*REQUIREMENTS*
Write out the material again exactly, please, and omit the pictures.

*SOURCE MATERIAL*
=======
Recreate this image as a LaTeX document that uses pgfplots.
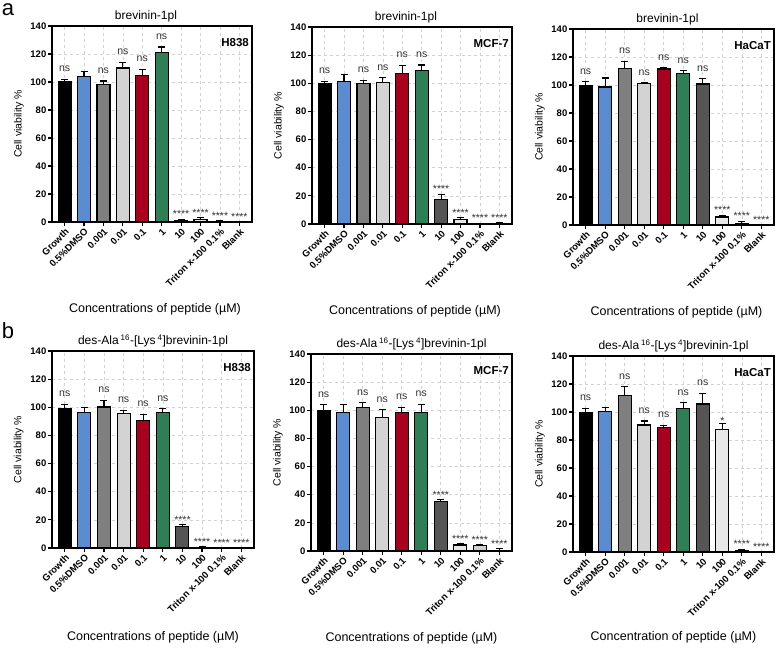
\documentclass[border=0pt]{standalone}
\usepackage{fontspec}
\setmainfont{Liberation Sans}
\usepackage{pgfplots}
\pgfplotsset{compat=1.18}
\usepackage{pgfplotstable}

\definecolor{c0}{HTML}{000000}
\definecolor{c1}{HTML}{5B8BD0}
\definecolor{c2}{HTML}{7F7F7F}
\definecolor{c3}{HTML}{D3D3D3}
\definecolor{c4}{HTML}{A8001E}
\definecolor{c5}{HTML}{2E7F55}
\definecolor{c6}{HTML}{555555}
\definecolor{c7}{HTML}{E8E8E8}
\definecolor{c8}{HTML}{CFCFCF}
\definecolor{c9}{HTML}{FFFFFF}

% lab: 0 none, 1 ns, 2 ****, 3 *
\pgfplotstableread{
x y e lab
0 100 2 1
1 104 3.6 0
2 98 2.7 1
3 110 4 1
4 104.5 4.5 1
5 121 4 1
6 1.2 0.8 2
7 2 1 2
8 0.5 0.3 2
9 0.2 0 2
}\tabAa
\pgfplotstableread{
x y e lab
0 99.6 1.9 1
1 101 5 0
2 100 2 1
3 100.3 3.7 1
4 106.7 6 1
5 109 4 1
6 17.6 3.4 2
7 2.9 1.6 2
8 0.3 0.3 2
9 0.3 0.7 2
}\tabAb
\pgfplotstableread{
x y e lab
0 99.8 2.6 1
1 98.6 6.4 0
2 112 5 1
3 101 0.7 1
4 111.4 1 1
5 108.3 1.9 1
6 100.7 3.8 1
7 5.7 1.4 2
8 1 1.6 2
9 0.2 0 2
}\tabAc
\pgfplotstableread{
x y e lab
0 99 3.3 1
1 96.3 3.7 0
2 100.2 4.7 1
3 95.9 2.1 1
4 90.6 4.4 1
5 96 3 1
6 15 1.6 2
7 0.5 0.2 2
8 0.1 0 2
9 0.1 0 2
}\tabBa
\pgfplotstableread{
x y e lab
0 100 4 1
1 98.4 6 0
2 102 3.3 1
3 94.6 5.7 1
4 98.4 3.8 1
5 98.4 5.9 1
6 35 1.5 2
7 4.3 0.9 2
8 3.6 0.9 2
9 0.3 1.2 2
}\tabBb
\pgfplotstableread{
x y e lab
0 99.8 3 1
1 100.2 2.8 0
2 112 6 1
3 90.7 2.9 1
4 88.8 1.7 1
5 102.6 4.1 1
6 105.7 7.6 1
7 87.4 4.7 3
8 1.2 0.8 2
9 0.1 0 2
}\tabBc

\newcommand\lbl[1]{\ifcase#1\relax\or\raisebox{7.5pt}{ns}\or\raisebox{1.5pt}{****}\or\raisebox{-1.8pt}{*}\fi}

\newcommand\bars[1]{%
 \pgfplotsinvokeforeach{0,...,9}{%
  \addplot[ybar, bar width=13pt, fill=c##1, draw=black, line width=1.1pt,
    restrict x to domain=##1:##1,
    error bars/.cd, y dir=plus, y explicit,
    error bar style={line width=1.1pt,black},
    error mark options={rotate=90, mark size=3.5pt, line width=1.1pt, black}]
   table[x=x,y=y,y error=e]{#1};
 }%
 \addplot[draw=none, mark=none, point meta=explicit symbolic,
   nodes near coords={\lbl{\pgfplotspointmeta}},
   nodes near coords style={anchor=base, inner sep=0pt, font=\fontsize{10.5}{10.5}\selectfont, text=black!80}]
   table[x=x, y expr=\thisrow{y}+\thisrow{e}, meta=lab]{#1};
}

\pgfplotsset{panel/.style={
  scale only axis, anchor=north west,
  xmin=-0.65, xmax=9.65, ymin=0, ymax=140,
  ytick={0,20,...,140}, xtick={0,...,9},
  xticklabels={Growth,0.5\%DMSO,0.001,0.01,0.1,1,10,100,Triton x-100 0.1\%,Blank},
  x tick label style={rotate=45, anchor=north east, font=\bfseries\fontsize{9.5}{10}\selectfont, inner sep=1pt},
  y tick label style={font=\bfseries\fontsize{9.5}{10}\selectfont, inner sep=1.5pt},
  /pgf/number format/assume math mode=true,
  tick align=outside, tick pos=left,
  major tick length=4pt,
  tick style={line width=1.1pt, black},
  axis line style={line width=1.3pt, black},
  grid=major,
  major grid style={dash pattern=on 3pt off 3pt, gray!35, line width=0.6pt},
  ylabel={Cell viability \%},
  ylabel style={at={(axis description cs:-0.165,0.5)}, anchor=center, font=\fontsize{10.5}{12}\selectfont},
  xlabel style={at={(axis description cs:0.5,0)}, anchor=center, font=\fontsize{12.5}{14}\selectfont},
  title style={at={(axis description cs:0.5,1)}, anchor=center, yshift=4pt, font=\fontsize{12}{13}\selectfont},
}}
\newcommand\cell[1]{\node[anchor=north east, inner sep=0pt, font=\bfseries\fontsize{11.5}{12}\selectfont, xshift=-3pt, yshift=-12pt] at (rel axis cs:1,1) {#1};}

\begin{document}
\begin{tikzpicture}
\path[use as bounding box] (0,0) rectangle (776pt,-648pt);

\begin{axis}[panel, at={(52pt,-26pt)}, width=200pt, height=196pt,
  title={brevinin-1pl}, title style={xshift=-6pt},
  xlabel={Concentrations of peptide (µM)}, xlabel style={yshift=-87pt, xshift=3pt}]
\bars{\tabAa}
\cell{H838}
\end{axis}

\begin{axis}[panel, at={(312pt,-27pt)}, width=200pt, height=197pt,
  title={brevinin-1pl}, title style={xshift=-6pt},
  xlabel={Concentrations of peptide (µM)}, xlabel style={yshift=-87pt, xshift=3pt}]
\bars{\tabAb}
\cell{MCF-7}
\end{axis}

\begin{axis}[panel, at={(573pt,-29pt)}, width=201pt, height=196pt,
  title={brevinin-1pl}, title style={xshift=-6pt},
  xlabel={Concentrations of peptide (µM)}, xlabel style={yshift=-87pt, xshift=3pt}]
\bars{\tabAc}
\cell{HaCaT}
\end{axis}

\begin{axis}[panel, at={(52pt,-351pt)}, width=202pt, height=197pt,
  title={des-Ala\,\textsuperscript{16}-[Lys\,\textsuperscript{4}]brevinin-1pl},
  xlabel={Concentrations of peptide (µM)}, xlabel style={yshift=-89pt}]
\bars{\tabBa}
\cell{H838}
\end{axis}

\begin{axis}[panel, at={(311pt,-354pt)}, width=201pt, height=197pt,
  title={des-Ala\,\textsuperscript{16}-[Lys\,\textsuperscript{4}]brevinin-1pl},
  xlabel={Concentrations of peptide (µM)}, xlabel style={yshift=-87pt}]
\bars{\tabBb}
\cell{MCF-7}
\end{axis}

\begin{axis}[panel, at={(573pt,-356pt)}, width=201pt, height=196pt,
  title={des-Ala\,\textsuperscript{16}-[Lys\,\textsuperscript{4}]brevinin-1pl},
  xlabel={Concentration of peptide (µM)}, xlabel style={yshift=-85pt}]
\bars{\tabBc}
\cell{HaCaT}
\end{axis}

\node[inner sep=0pt, font=\fontsize{22}{22}\selectfont] at (8pt,-9.5pt) {a};
\node[inner sep=0pt, font=\fontsize{22}{22}\selectfont] at (8pt,-331pt) {b};
\end{tikzpicture}
\end{document}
=======
*THE OUTPUT*
Recreate this image as a LaTeX document that uses pgfplots.
\documentclass[border=0pt]{standalone}
\usepackage{fontspec}
\setmainfont{Liberation Sans}
\usepackage{pgfplots}
\pgfplotsset{compat=1.18}
\usepackage{pgfplotstable}

\definecolor{c0}{HTML}{000000}
\definecolor{c1}{HTML}{5B8BD0}
\definecolor{c2}{HTML}{7F7F7F}
\definecolor{c3}{HTML}{D3D3D3}
\definecolor{c4}{HTML}{A8001E}
\definecolor{c5}{HTML}{2E7F55}
\definecolor{c6}{HTML}{555555}
\definecolor{c7}{HTML}{E8E8E8}
\definecolor{c8}{HTML}{CFCFCF}
\definecolor{c9}{HTML}{FFFFFF}

% lab: 0 none, 1 ns, 2 ****, 3 *
\pgfplotstableread{
x y e lab
0 100 2 1
1 104 3.6 0
2 98 2.7 1
3 110 4 1
4 104.5 4.5 1
5 121 4 1
6 1.2 0.8 2
7 2 1 2
8 0.5 0.3 2
9 0.2 0 2
}\tabAa
\pgfplotstableread{
x y e lab
0 99.6 1.9 1
1 101 5 0
2 100 2 1
3 100.3 3.7 1
4 106.7 6 1
5 109 4 1
6 17.6 3.4 2
7 2.9 1.6 2
8 0.3 0.3 2
9 0.3 0.7 2
}\tabAb
\pgfplotstableread{
x y e lab
0 99.8 2.6 1
1 98.6 6.4 0
2 112 5 1
3 101 0.7 1
4 111.4 1 1
5 108.3 1.9 1
6 100.7 3.8 1
7 5.7 1.4 2
8 1 1.6 2
9 0.2 0 2
}\tabAc
\pgfplotstableread{
x y e lab
0 99 3.3 1
1 96.3 3.7 0
2 100.2 4.7 1
3 95.9 2.1 1
4 90.6 4.4 1
5 96 3 1
6 15 1.6 2
7 0.5 0.2 2
8 0.1 0 2
9 0.1 0 2
}\tabBa
\pgfplotstableread{
x y e lab
0 100 4 1
1 98.4 6 0
2 102 3.3 1
3 94.6 5.7 1
4 98.4 3.8 1
5 98.4 5.9 1
6 35 1.5 2
7 4.3 0.9 2
8 3.6 0.9 2
9 0.3 1.2 2
}\tabBb
\pgfplotstableread{
x y e lab
0 99.8 3 1
1 100.2 2.8 0
2 112 6 1
3 90.7 2.9 1
4 88.8 1.7 1
5 102.6 4.1 1
6 105.7 7.6 1
7 87.4 4.7 3
8 1.2 0.8 2
9 0.1 0 2
}\tabBc

\newcommand\lbl[1]{\ifcase#1\relax\or\raisebox{7.5pt}{ns}\or\raisebox{1.5pt}{****}\or\raisebox{-1.8pt}{*}\fi}

\newcommand\bars[1]{%
 \pgfplotsinvokeforeach{0,...,9}{%
  \addplot[ybar, bar width=13pt, fill=c##1, draw=black, line width=1.1pt,
    restrict x to domain=##1:##1,
    error bars/.cd, y dir=plus, y explicit,
    error bar style={line width=1.1pt,black},
    error mark options={rotate=90, mark size=3.5pt, line width=1.1pt, black}]
   table[x=x,y=y,y error=e]{#1};
 }%
 \addplot[draw=none, mark=none, point meta=explicit symbolic,
   nodes near coords={\lbl{\pgfplotspointmeta}},
   nodes near coords style={anchor=base, inner sep=0pt, font=\fontsize{10.5}{10.5}\selectfont, text=black!80}]
   table[x=x, y expr=\thisrow{y}+\thisrow{e}, meta=lab]{#1};
}

\pgfplotsset{panel/.style={
  scale only axis, anchor=north west,
  xmin=-0.65, xmax=9.65, ymin=0, ymax=140,
  ytick={0,20,...,140}, xtick={0,...,9},
  xticklabels={Growth,0.5\%DMSO,0.001,0.01,0.1,1,10,100,Triton x-100 0.1\%,Blank},
  x tick label style={rotate=45, anchor=north east, font=\bfseries\fontsize{9.5}{10}\selectfont, inner sep=1pt},
  y tick label style={font=\bfseries\fontsize{9.5}{10}\selectfont, inner sep=1.5pt},
  /pgf/number format/assume math mode=true,
  tick align=outside, tick pos=left,
  major tick length=4pt,
  tick style={line width=1.1pt, black},
  axis line style={line width=1.3pt, black},
  grid=major,
  major grid style={dash pattern=on 3pt off 3pt, gray!35, line width=0.6pt},
  ylabel={Cell viability \%},
  ylabel style={at={(axis description cs:-0.165,0.5)}, anchor=center, font=\fontsize{10.5}{12}\selectfont},
  xlabel style={at={(axis description cs:0.5,0)}, anchor=center, font=\fontsize{12.5}{14}\selectfont},
  title style={at={(axis description cs:0.5,1)}, anchor=center, yshift=4pt, font=\fontsize{12}{13}\selectfont},
}}
\newcommand\cell[1]{\node[anchor=north east, inner sep=0pt, font=\bfseries\fontsize{11.5}{12}\selectfont, xshift=-3pt, yshift=-12pt] at (rel axis cs:1,1) {#1};}

\begin{document}
\begin{tikzpicture}
\path[use as bounding box] (0,0) rectangle (776pt,-648pt);

\begin{axis}[panel, at={(52pt,-26pt)}, width=200pt, height=196pt,
  title={brevinin-1pl}, title style={xshift=-6pt},
  xlabel={Concentrations of peptide (µM)}, xlabel style={yshift=-87pt, xshift=3pt}]
\bars{\tabAa}
\cell{H838}
\end{axis}

\begin{axis}[panel, at={(312pt,-27pt)}, width=200pt, height=197pt,
  title={brevinin-1pl}, title style={xshift=-6pt},
  xlabel={Concentrations of peptide (µM)}, xlabel style={yshift=-87pt, xshift=3pt}]
\bars{\tabAb}
\cell{MCF-7}
\end{axis}

\begin{axis}[panel, at={(573pt,-29pt)}, width=201pt, height=196pt,
  title={brevinin-1pl}, title style={xshift=-6pt},
  xlabel={Concentrations of peptide (µM)}, xlabel style={yshift=-87pt, xshift=3pt}]
\bars{\tabAc}
\cell{HaCaT}
\end{axis}

\begin{axis}[panel, at={(52pt,-351pt)}, width=202pt, height=197pt,
  title={des-Ala\,\textsuperscript{16}-[Lys\,\textsuperscript{4}]brevinin-1pl},
  xlabel={Concentrations of peptide (µM)}, xlabel style={yshift=-89pt}]
\bars{\tabBa}
\cell{H838}
\end{axis}

\begin{axis}[panel, at={(311pt,-354pt)}, width=201pt, height=197pt,
  title={des-Ala\,\textsuperscript{16}-[Lys\,\textsuperscript{4}]brevinin-1pl},
  xlabel={Concentrations of peptide (µM)}, xlabel style={yshift=-87pt}]
\bars{\tabBb}
\cell{MCF-7}
\end{axis}

\begin{axis}[panel, at={(573pt,-356pt)}, width=201pt, height=196pt,
  title={des-Ala\,\textsuperscript{16}-[Lys\,\textsuperscript{4}]brevinin-1pl},
  xlabel={Concentration of peptide (µM)}, xlabel style={yshift=-85pt}]
\bars{\tabBc}
\cell{HaCaT}
\end{axis}

\node[inner sep=0pt, font=\fontsize{22}{22}\selectfont] at (8pt,-9.5pt) {a};
\node[inner sep=0pt, font=\fontsize{22}{22}\selectfont] at (8pt,-331pt) {b};
\end{tikzpicture}
\end{document}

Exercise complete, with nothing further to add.